Americans were expected to throng stores to give back unwanted holiday gifts, hoping to exchange the duds for cash, gift cards, store credit or other products.
The crowds will be intensified by deep, inventory-clearing discounts meant to lure shoppers and encourage returners to stay in stores. Only the Saturday before Christmas will have had more foot traffic, according to retail analytics firm ShopperTrak.
At some shopping centers in Southern California, early crowds were light.
Film production worker Kai Morrison, 44, tagged along with his friend Giselle Raymond, 49, as she shopped at the Grove shopping center in the Fairfax district.
Raymond was looking for items for her bakery, the Kitchen Table, and found a spice grinder, a mortar and pestle set and some sea salt at Sur La Table, which she paid for using a $100 gift certificate.
There were no lines.
"For the Grove, this is a very manageable crowd," she said.
Anaheim Hills resident Melissa Tait and her 9-year-old twins Macy and Ryder spent Friday morning weighed down by $500 in bedding and clothes she purchased at Macy's and Nordstrom at Fashion Island.
"I am one of the nuts that loves the crowds," said Tait, 38, though at 9:30 a.m. the shopping center wasn't packed.
The crowds at some stores, however, will likely encourage criminals to try their luck, according to experts.
Return fraud is expected to cost retailers $3.6 billion this holiday season, up from $3.4 billion last year and $2.9 billion in 2012, according to the National Retail Federation.
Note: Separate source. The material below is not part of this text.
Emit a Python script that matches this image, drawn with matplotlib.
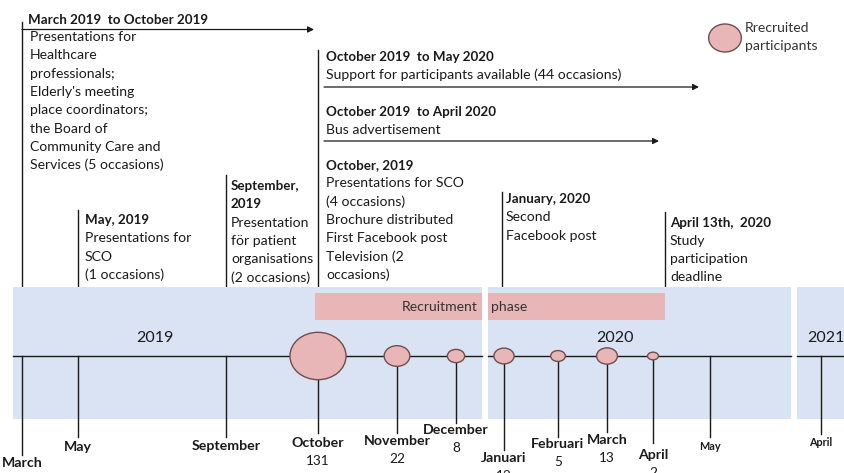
import numpy as np
import matplotlib
matplotlib.use("Agg")
import matplotlib.pyplot as plt
from matplotlib.patches import Ellipse, Rectangle

# ---------------- data ----------------
months = ["March", "May", "September", "October", "November", "December",
          "Januari", "Februari", "March", "April", "May", "April"]
years = [2019, 2019, 2019, 2019, 2019, 2019, 2020, 2020, 2020, 2020, 2020, 2021]
recruited = [0, 0, 0, 131, 22, 8, 12, 5, 13, 2, 0, 0]
year_labels = ["2019", "2020", "2021"]

# ---------------- layout (pixel coordinates) ----------------
month_x = [22, 78, 226, 318, 397, 456, 504, 558, 607, 653, 710, 821]
label_y = [463, 447, 446, 443, 441, 430, 458, 444, 440, 455, 446, 442]
line_end = [455, 437, 437, 433, 433, 423, 450, 437, 432, 443, 437, 434]
label_size = [10.2] * 10 + [7.8, 7.8]
year_x = [155, 615, 826]

W, H = 844, 473
fig = plt.figure(figsize=(W / 100, H / 100), dpi=100)
ax = fig.add_axes([0, 0, 1, 1])
ax.set_xlim(0, W)
ax.set_ylim(H, 0)
ax.axis("off")

FONT = "Lato"
BAND = "#dae3f3"
PINK = "#e8b6b6"
EDGE = "#6e4e4e"
LINE = "#1a1a1a"
TY = 356  # timeline y
BODY = 10.1
BOLD = 9.6

def txt(x, y, s, bold=False, size=None, ha="left", color="#1a1a1a", z=5):
    if size is None:
        size = BOLD if bold else BODY
    ax.text(x, y, s, fontsize=size, fontweight="bold" if bold else "normal",
            ha=ha, va="center", color=color, family=FONT, zorder=z)

def block(x, y, title_lines, body_lines, step=18.3):
    yy = y
    for t in title_lines:
        txt(x, yy, t, bold=True)
        yy += step
    for b in body_lines:
        txt(x, yy, b)
        yy += step

# ---------------- annotation lines (behind band) ----------------
ann_lines = [(22, 22), (78, 210), (226, 175), (318, 50), (502, 192), (665, 212)]
for lx, ly in ann_lines:
    ax.plot([lx, lx], [ly, 290], color=LINE, lw=1.0, zorder=1)

def arrow(x0, x1, y):
    ax.annotate("", xy=(x1, y), xytext=(x0, y),
                arrowprops=dict(arrowstyle="-|>", color=LINE, lw=0.9,
                                mutation_scale=9, shrinkA=0, shrinkB=0), zorder=4)

arrow(22, 314, 29.5)
arrow(324, 699, 87)
arrow(324, 659, 141)

# text blocks
txt(28, 20, "March 2019  to October 2019", bold=True)
block(30, 37, [], ["Presentations for", "Healthcare", "professionals;",
                   "Elderly's meeting", "place coordinators;", "the Board of",
                   "Community Care and", "Services (5 occasions)"])
txt(326, 57, "October 2019  to May 2020", bold=True)
txt(326, 74.5, "Support for participants available (44 occasions)")
txt(326, 112, "October 2019  to April 2020", bold=True)
txt(326, 129.5, "Bus advertisement")
block(326, 165, ["October, 2019"], ["Presentations for SCO", "(4 occasions)",
                                     "Brochure distributed", "First Facebook post",
                                     "Television (2", "occasions)"])
block(231, 186, ["September,", "2019"], ["Presentation", "för patient",
                                        "organisations", "(2 occasions)"])
block(85, 220, ["May, 2019"], ["Presentations for", "SCO", "(1 occasions)"])
block(506, 199, ["January, 2020"], ["Second", "Facebook post"])
block(670, 222.5, ["April 13th,  2020"], ["Study", "participation", "deadline"])

# ---------------- bands ----------------
bands = [(13, 482), (488, 791), (797, 850)]
for bx0, bx1 in bands:
    ax.add_patch(Rectangle((bx0, 287), bx1 - bx0, 132, facecolor=BAND,
                           edgecolor="none", zorder=2))
    ax.plot([bx0, min(bx1, W)], [TY, TY], color=LINE, lw=1.0, zorder=3)

# recruitment phase
for rx0, rx1 in [(315, 482), (488, 665)]:
    ax.add_patch(Rectangle((rx0, 293), rx1 - rx0, 27, facecolor=PINK,
                           edgecolor="none", zorder=3))
txt(478, 307, "Recruitment", ha="right", color="#333333")
txt(491, 307, "phase", color="#333333")

for yl, yx in zip(year_labels, year_x):
    txt(yx, 338, yl, size=11.5, ha="center")

# ---------------- month ticks, bubbles, labels ----------------
def bubble_w(v):
    return 4.6 + 4.5 * np.sqrt(v)

for m, x, v, ly, le, fs in zip(months, month_x, recruited, label_y, line_end, label_size):
    ax.plot([x, x], [TY, le], color=LINE, lw=1.0, zorder=3)
    txt(x, ly, m, bold=True, size=fs, ha="center")
    if v > 0:
        w = bubble_w(v)
        h = 0.88 * w - 2
        ax.add_patch(Ellipse((x, TY), w, h, facecolor=PINK, edgecolor=EDGE,
                             lw=1.0, zorder=4))
        txt(x, ly + 18, str(v), size=9.8, ha="center")

# legend
ax.add_patch(Ellipse((725, 38), bubble_w(39), 28, facecolor=PINK, edgecolor=EDGE,
                     lw=1.0, zorder=4))
txt(745, 28, "Rrecruited", color="#333333")
txt(745, 45.5, "participants", color="#333333")

fig.savefig("out.png", dpi=100)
Over the full year, the practice costs companies nearly $11 billion.
This winter, one in every 20 returns is dubious, according to the trade group – a hefty figure considering that the average person returned nearly four gifts last year.
Several strategies are common. Perpetrators purchase items at a discount online or in a store and then return it at a competing retailer’s brick-and-mortar store for full value.
More retailers are allowing consumers to return merchandise in person that was bought on the Internet, according to the National Retail Federation. But more – 18.2% this year compared with 15.5% last year – are also saying that they have endured return fraud with e-receipts.
Some 3.5% of online purchases returned to stores are fraudulent, according to the group.
Other fraud perpetrators recruit store associates, using their employee discounts to score a deal on the product before returning it for the original price. More than eight in 10 companies said they have been victims of employee collusion.
Some use counterfeit receipts – a practice reported by a quarter of retailers. Others buy electronics, take out the valuable components inside, refill the hollowed-out technology with weights and then return it in the original packaging.
The switch is an offshoot of a common tactic known as wardrobing, in which customers return clothing that they have already worn. This year, nearly three-quarters of retailers said they fell victim to the strategy, up from 62% last year.
For the most part, retail experts don’t suspect average consumers. Instead, they finger organized retail crime groups, which tend to steal merchandise en masse and then resell it.
Such groups cost retailers nearly $30 billion a year, according to the trade group. Criminals are most active in Los Angeles, followed by Miami and then Chicago.
The National Retail Federation surveyed loss-prevention executives at 60 retailers – nearly 93% of respondents said their companies experienced returns of stolen merchandise in the past year.
“These knuckleheads know when to come in – they practice this and they’re good at it,” said Bob Moraca, vice president of loss prevention for the National Retail Federation.